Saturday, March 28, 2020

The familiar incommensurability problem

From The Psychology of the Unthinkable: Taboo Trade-Offs, Forbidden Base Rates, and Heretical Counterfactuals by Philip E. Tetlock, Orie V. Kristel, S. Beth Elson, Melanie C. Green, and Jennifer S. Lerner. From the Abstract:
Five studies explored cognitive, affective, and behavioral responses to proscribed forms of social cognition. Experiments 1 and 2 revealed that people responded to taboo trade-offs that monetized sacred values with moral outrage and cleansing. Experiments 3 and 4 revealed that racial egalitarians were least likely to use, and angriest at those who did use, race-tainted base rates and that egalitarians who inadvertently used such base rates tried to reaffirm their fair-mindedness. Experiment 5 revealed that Christian fundamentalists were most likely to reject heretical counterfactuals that applied everyday causal schemata to Biblical narratives and to engage in moral cleansing after merely contemplating such possibilities. Although the results fit the sacred-value-protection model (SVPM) better than rival formulations, the SVPM must draw on cross-cultural taxonomies of relational schemata to specify normative boundaries on thought.
If that is somewhat opaque, this is clearer.
Trade-off reasoning is widely viewed as a minimal prerequisite for economic rationality (Becker, 1981). Utility maximization presupposes that people routinely factor reality constraints into their deliberations and explicitly weigh conflicting values. Indeed, economic survival in competitive markets requires that people make at least implicit trade-offs between objectives such as work versus leisure, saving versus consumption, and consumption of alternative products. The moralist-theologian metaphor warns of sharp resistance to efforts to translate all values into a common utility metric. Fiske and Tetlock (1997) documented that, in most cultures, people are chronic "compartmentalizers" who deem some trade-offs legitimate (goods and services routinely subject to market-pricing rules) but vehemently reject others—in particular, those that treat "sacred values" like honor, love, justice, and life as fungible.

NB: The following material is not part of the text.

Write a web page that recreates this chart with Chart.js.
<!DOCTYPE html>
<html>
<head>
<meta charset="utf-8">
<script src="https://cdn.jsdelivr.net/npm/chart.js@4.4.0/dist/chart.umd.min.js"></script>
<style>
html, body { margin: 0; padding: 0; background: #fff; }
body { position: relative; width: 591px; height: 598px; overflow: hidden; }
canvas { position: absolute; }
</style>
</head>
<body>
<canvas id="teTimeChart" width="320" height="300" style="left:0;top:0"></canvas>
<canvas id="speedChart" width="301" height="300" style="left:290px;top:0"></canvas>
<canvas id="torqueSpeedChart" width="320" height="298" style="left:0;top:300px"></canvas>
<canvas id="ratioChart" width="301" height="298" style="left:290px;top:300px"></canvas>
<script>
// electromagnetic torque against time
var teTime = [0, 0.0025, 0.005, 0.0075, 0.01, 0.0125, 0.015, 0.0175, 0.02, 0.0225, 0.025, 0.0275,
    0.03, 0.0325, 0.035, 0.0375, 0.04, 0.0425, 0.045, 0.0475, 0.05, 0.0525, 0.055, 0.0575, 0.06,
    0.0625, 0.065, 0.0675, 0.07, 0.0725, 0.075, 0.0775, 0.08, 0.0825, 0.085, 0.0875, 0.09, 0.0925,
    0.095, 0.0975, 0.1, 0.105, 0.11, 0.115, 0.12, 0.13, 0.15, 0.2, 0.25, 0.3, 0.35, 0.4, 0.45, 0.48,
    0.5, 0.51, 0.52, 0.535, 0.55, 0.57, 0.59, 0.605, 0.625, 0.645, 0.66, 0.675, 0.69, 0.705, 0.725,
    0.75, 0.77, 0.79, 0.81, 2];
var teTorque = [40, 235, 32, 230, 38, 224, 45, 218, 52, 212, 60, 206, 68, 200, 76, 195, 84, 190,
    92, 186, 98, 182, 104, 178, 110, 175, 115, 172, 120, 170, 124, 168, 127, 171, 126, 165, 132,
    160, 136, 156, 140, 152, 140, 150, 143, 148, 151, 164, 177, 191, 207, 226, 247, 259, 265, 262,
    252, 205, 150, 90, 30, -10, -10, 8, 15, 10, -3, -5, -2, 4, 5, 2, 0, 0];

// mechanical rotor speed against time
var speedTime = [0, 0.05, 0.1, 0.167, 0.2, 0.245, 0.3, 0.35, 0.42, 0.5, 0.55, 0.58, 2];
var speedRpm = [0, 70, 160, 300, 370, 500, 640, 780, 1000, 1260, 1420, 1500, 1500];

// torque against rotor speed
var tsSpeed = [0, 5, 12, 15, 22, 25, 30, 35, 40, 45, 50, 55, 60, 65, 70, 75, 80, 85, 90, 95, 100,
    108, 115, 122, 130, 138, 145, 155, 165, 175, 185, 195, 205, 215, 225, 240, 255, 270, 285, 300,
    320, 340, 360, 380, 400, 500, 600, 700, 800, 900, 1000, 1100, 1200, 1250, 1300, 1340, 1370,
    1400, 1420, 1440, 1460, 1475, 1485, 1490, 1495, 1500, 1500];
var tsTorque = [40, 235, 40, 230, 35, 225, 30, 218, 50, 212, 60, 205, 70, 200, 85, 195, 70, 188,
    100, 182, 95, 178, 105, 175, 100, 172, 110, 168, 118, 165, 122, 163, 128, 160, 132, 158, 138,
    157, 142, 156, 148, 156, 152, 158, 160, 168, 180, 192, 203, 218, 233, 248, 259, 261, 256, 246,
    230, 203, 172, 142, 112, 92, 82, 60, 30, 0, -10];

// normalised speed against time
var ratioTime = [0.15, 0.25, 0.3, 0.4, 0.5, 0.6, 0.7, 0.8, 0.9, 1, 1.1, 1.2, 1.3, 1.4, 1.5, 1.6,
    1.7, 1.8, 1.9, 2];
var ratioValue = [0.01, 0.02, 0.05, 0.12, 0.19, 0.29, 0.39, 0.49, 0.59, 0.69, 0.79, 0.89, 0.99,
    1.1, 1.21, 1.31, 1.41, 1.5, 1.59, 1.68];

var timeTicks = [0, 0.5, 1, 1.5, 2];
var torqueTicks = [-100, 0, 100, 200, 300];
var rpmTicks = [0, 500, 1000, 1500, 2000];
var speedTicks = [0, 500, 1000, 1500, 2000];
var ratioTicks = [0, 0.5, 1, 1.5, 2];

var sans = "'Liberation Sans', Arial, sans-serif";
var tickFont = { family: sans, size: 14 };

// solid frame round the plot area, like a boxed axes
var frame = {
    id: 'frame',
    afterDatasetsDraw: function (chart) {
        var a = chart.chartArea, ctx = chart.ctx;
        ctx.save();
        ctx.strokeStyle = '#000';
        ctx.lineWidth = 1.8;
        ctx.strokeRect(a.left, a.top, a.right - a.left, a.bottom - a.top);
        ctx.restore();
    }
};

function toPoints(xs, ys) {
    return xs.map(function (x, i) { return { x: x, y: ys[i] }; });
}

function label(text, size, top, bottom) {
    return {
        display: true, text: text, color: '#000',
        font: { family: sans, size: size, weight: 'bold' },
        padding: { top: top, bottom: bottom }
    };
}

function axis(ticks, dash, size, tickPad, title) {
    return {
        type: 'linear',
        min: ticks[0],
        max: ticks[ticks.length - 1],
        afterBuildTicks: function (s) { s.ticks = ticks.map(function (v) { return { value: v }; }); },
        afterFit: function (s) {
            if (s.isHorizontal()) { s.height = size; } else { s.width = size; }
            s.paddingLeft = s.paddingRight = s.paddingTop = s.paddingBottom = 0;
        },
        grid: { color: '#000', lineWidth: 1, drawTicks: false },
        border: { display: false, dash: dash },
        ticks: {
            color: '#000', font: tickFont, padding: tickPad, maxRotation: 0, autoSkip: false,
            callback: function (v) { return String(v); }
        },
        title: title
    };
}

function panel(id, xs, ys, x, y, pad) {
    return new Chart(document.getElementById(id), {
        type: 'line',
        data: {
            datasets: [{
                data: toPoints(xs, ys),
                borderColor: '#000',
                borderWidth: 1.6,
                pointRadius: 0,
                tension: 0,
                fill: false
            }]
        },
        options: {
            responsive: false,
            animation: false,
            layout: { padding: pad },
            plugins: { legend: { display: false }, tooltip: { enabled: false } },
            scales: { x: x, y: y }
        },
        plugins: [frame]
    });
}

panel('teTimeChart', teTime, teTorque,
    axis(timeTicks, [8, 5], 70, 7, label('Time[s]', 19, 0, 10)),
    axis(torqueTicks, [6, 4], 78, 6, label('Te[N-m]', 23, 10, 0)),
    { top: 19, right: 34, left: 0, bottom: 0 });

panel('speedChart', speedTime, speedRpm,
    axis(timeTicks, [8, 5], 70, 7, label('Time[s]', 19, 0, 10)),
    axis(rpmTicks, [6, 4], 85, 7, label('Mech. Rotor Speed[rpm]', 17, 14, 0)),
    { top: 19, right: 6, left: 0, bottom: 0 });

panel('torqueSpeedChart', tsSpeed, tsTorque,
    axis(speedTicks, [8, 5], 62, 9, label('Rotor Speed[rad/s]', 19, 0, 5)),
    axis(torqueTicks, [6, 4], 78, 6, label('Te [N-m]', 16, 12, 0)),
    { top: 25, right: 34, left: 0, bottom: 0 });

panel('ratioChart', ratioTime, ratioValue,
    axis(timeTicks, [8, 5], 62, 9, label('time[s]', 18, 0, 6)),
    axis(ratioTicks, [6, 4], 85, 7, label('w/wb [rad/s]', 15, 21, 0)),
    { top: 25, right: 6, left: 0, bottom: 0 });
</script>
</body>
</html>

This sharp resistance is rooted, in part, in the familiar incommensurability problem. Decision theorists have long stressed that people find interdimensional comparisons cognitively difficult and resort to noncompensatory choice heuristics such as elimination-by-aspects to avoid them (Payne, Bettman, & Johnson, 1992). The moralist-theologian framework, however, treats this explanation as incomplete. Apple-orange comparisons are difficult, but people often make them when they go to the supermarket Moreover, people do not find it shameful to make trade-offs between money and consumption goods. The moralist-theologian framework traces opposition to reducing all values to a single utility metric to a deeper, more intractable form of incommensurability: constitutive incommensurability, a pivotal concept in modern moral philosophy (Raz, 1986) as well as in classic sociological theory (Durkheim, 1925/1976). As Tetlock, Peterson, and Lerner (1996) argued, the guiding idea is that our commitments to other people require us to deny that we can compare certain things—in particular, things of finite value with things that we are normatively obligated to treat as infinitely important. To transgress this boundary, to attach a monetary value to one's friendships, children, or loyalty to one's country, is to disqualify oneself from the accompanying social roles. Constitutive incommensurability can thus be said to exist whenever comparing values subverts one of the values (the putatively infinitely significant value) in the trade-off calculus. Taboo trade-offs are, in this sense, morally corrosive: The longer one contemplates indecent proposals, the more irreparably one compromises one's moral identity. To compare is to destroy.